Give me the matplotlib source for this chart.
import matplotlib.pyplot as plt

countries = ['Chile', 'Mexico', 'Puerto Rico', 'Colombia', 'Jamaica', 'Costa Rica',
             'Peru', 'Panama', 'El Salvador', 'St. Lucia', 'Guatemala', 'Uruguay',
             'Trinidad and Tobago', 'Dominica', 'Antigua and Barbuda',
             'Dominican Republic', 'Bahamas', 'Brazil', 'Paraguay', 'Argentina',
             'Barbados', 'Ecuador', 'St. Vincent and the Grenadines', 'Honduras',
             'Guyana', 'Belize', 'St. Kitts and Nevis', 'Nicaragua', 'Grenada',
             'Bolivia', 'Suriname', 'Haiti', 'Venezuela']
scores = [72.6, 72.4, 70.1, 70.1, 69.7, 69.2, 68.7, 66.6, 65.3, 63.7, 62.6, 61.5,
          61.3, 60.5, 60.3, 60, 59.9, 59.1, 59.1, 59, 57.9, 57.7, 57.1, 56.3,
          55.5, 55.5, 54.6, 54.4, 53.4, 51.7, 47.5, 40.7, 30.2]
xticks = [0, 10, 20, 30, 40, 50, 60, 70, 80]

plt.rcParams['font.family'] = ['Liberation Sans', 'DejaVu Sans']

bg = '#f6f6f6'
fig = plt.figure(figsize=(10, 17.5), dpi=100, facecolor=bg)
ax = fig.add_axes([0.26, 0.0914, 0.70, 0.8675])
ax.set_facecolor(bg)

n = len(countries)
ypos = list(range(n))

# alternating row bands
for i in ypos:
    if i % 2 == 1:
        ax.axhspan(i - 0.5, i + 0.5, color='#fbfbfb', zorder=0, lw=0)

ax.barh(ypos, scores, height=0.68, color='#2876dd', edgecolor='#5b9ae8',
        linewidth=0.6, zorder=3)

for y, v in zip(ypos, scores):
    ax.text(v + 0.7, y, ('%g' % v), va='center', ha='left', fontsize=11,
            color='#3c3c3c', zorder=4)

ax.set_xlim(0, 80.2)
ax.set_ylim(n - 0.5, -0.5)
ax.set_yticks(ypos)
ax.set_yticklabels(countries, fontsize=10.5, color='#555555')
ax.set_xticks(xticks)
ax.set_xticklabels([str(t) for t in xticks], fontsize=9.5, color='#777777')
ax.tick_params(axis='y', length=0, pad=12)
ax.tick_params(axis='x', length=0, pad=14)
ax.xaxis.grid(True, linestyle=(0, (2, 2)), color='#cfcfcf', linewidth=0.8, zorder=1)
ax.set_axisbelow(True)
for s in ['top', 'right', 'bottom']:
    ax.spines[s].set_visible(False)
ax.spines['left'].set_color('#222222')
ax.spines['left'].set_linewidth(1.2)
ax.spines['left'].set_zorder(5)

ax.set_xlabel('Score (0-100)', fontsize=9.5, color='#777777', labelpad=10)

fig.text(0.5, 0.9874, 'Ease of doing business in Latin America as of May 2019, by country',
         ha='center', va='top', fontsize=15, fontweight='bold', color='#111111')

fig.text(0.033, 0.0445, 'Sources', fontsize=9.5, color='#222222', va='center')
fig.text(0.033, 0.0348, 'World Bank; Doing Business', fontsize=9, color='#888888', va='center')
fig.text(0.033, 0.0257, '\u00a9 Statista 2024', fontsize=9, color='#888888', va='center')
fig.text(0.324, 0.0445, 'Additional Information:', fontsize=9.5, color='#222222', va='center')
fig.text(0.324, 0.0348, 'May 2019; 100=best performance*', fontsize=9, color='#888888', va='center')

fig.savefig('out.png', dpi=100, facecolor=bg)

# # #

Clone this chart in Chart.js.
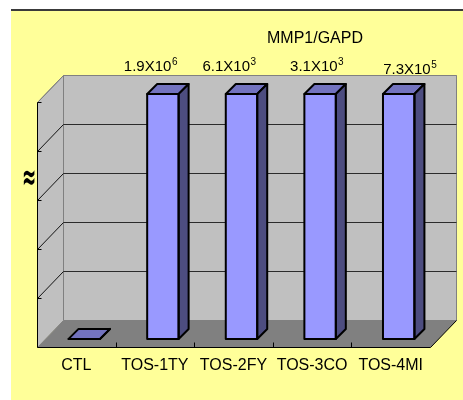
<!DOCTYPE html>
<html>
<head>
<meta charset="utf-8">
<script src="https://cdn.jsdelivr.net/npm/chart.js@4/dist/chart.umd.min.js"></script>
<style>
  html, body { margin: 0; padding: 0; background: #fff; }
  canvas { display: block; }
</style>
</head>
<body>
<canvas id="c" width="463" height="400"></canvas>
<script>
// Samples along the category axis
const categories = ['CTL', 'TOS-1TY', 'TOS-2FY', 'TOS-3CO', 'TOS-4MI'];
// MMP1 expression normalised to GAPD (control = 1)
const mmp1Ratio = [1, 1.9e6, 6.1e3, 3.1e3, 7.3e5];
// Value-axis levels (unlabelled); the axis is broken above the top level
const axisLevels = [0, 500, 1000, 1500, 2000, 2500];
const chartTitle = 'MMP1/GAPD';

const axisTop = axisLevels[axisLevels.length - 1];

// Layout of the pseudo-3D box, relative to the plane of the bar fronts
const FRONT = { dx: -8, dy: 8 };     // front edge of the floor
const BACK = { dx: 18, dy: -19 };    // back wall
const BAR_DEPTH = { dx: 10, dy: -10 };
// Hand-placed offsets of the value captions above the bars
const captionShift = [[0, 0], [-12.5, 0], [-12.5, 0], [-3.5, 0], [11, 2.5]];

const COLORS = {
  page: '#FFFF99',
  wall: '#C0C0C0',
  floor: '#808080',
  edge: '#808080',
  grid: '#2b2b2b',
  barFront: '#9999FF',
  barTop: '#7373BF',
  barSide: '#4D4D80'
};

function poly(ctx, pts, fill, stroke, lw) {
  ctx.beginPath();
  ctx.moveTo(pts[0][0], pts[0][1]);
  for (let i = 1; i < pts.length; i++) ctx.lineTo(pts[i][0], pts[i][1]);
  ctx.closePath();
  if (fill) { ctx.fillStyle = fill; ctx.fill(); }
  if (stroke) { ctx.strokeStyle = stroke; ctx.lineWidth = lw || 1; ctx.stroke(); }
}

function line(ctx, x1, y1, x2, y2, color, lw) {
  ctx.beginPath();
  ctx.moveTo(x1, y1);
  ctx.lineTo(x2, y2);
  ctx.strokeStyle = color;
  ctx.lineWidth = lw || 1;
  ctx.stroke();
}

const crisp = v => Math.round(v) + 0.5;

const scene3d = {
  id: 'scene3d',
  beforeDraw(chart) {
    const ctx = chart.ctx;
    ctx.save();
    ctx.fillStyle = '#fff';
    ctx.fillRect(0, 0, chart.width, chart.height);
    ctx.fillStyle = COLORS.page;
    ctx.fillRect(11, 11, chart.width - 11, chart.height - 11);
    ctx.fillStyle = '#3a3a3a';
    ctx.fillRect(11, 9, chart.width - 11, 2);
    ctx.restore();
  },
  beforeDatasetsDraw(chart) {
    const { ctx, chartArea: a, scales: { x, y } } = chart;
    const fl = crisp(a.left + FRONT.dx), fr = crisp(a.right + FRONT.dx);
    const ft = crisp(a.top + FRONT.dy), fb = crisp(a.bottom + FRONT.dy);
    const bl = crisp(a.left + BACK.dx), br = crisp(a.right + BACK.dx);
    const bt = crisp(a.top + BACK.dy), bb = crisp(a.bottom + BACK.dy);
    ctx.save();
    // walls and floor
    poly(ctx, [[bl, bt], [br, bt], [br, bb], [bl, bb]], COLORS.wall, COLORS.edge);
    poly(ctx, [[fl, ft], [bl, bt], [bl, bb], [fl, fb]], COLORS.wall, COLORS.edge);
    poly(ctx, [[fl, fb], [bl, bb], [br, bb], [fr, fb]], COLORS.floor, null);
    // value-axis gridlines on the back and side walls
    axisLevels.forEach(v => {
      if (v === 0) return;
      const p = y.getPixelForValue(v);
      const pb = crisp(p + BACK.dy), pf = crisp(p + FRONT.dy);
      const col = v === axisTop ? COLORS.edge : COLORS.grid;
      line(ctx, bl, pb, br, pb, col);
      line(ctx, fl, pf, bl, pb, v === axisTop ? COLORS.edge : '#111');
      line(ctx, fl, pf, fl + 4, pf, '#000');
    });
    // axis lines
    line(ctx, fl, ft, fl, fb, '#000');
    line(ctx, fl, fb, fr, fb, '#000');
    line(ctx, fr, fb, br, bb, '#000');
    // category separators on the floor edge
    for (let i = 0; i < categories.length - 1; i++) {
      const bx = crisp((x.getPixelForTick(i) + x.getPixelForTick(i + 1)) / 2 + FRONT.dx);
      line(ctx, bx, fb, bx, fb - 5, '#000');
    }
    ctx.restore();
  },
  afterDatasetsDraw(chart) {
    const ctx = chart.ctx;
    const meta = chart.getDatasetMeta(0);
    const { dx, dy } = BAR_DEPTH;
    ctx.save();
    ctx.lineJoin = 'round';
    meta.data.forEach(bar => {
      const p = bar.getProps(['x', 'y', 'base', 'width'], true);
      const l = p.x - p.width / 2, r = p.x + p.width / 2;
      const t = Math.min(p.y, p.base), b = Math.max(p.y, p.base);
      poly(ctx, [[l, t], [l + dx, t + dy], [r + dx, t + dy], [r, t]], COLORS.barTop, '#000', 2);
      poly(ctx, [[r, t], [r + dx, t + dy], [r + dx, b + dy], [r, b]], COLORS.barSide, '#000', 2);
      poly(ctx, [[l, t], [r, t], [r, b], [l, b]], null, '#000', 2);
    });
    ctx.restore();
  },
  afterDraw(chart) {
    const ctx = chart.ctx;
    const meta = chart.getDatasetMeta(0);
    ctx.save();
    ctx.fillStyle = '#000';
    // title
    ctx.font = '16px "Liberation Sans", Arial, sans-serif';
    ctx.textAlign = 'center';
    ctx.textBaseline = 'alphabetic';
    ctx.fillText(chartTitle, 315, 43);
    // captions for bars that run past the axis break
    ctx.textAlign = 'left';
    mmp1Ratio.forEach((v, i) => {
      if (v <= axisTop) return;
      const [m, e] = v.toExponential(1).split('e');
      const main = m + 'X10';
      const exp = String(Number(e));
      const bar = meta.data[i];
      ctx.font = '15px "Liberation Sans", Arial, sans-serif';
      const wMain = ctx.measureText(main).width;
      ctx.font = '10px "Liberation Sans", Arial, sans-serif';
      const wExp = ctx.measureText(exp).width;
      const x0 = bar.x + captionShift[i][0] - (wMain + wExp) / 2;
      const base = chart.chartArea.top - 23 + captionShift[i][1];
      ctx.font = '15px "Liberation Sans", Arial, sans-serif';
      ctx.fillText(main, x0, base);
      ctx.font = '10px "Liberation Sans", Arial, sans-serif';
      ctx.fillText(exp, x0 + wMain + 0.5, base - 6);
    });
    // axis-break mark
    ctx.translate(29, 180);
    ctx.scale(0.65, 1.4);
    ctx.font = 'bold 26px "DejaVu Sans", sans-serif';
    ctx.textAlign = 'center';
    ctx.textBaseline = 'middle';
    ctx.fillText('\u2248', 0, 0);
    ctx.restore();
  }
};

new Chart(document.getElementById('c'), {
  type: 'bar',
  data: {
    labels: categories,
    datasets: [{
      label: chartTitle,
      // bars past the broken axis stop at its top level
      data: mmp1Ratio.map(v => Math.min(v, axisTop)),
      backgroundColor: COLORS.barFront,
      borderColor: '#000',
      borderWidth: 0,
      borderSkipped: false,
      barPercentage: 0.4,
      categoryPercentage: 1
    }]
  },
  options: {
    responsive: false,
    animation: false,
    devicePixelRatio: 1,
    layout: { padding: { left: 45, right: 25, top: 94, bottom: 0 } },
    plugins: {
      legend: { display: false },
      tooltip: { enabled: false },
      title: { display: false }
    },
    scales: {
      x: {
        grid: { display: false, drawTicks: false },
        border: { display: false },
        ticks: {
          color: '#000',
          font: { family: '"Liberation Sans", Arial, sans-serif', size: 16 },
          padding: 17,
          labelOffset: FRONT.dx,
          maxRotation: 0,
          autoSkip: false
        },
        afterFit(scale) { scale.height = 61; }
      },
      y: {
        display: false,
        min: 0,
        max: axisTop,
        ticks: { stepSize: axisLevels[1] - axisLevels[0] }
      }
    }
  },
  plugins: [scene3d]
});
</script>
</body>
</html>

# # #

● PROBLEM DETAILS: Looking at the data above, return every line from the one with "Give me the matplotlib source for this chart." down to the one with "ax.axhspan(i - 0.5, i", exactly and inclusively.

● FULL ANSWER:
Give me the matplotlib source for this chart.
import matplotlib.pyplot as plt

countries = ['Chile', 'Mexico', 'Puerto Rico', 'Colombia', 'Jamaica', 'Costa Rica',
             'Peru', 'Panama', 'El Salvador', 'St. Lucia', 'Guatemala', 'Uruguay',
             'Trinidad and Tobago', 'Dominica', 'Antigua and Barbuda',
             'Dominican Republic', 'Bahamas', 'Brazil', 'Paraguay', 'Argentina',
             'Barbados', 'Ecuador', 'St. Vincent and the Grenadines', 'Honduras',
             'Guyana', 'Belize', 'St. Kitts and Nevis', 'Nicaragua', 'Grenada',
             'Bolivia', 'Suriname', 'Haiti', 'Venezuela']
scores = [72.6, 72.4, 70.1, 70.1, 69.7, 69.2, 68.7, 66.6, 65.3, 63.7, 62.6, 61.5,
          61.3, 60.5, 60.3, 60, 59.9, 59.1, 59.1, 59, 57.9, 57.7, 57.1, 56.3,
          55.5, 55.5, 54.6, 54.4, 53.4, 51.7, 47.5, 40.7, 30.2]
xticks = [0, 10, 20, 30, 40, 50, 60, 70, 80]

plt.rcParams['font.family'] = ['Liberation Sans', 'DejaVu Sans']

bg = '#f6f6f6'
fig = plt.figure(figsize=(10, 17.5), dpi=100, facecolor=bg)
ax = fig.add_axes([0.26, 0.0914, 0.70, 0.8675])
ax.set_facecolor(bg)

n = len(countries)
ypos = list(range(n))

# alternating row bands
for i in ypos:
    if i % 2 == 1:
        ax.axhspan(i - 0.5, i + 0.5, color='#fbfbfb', zorder=0, lw=0)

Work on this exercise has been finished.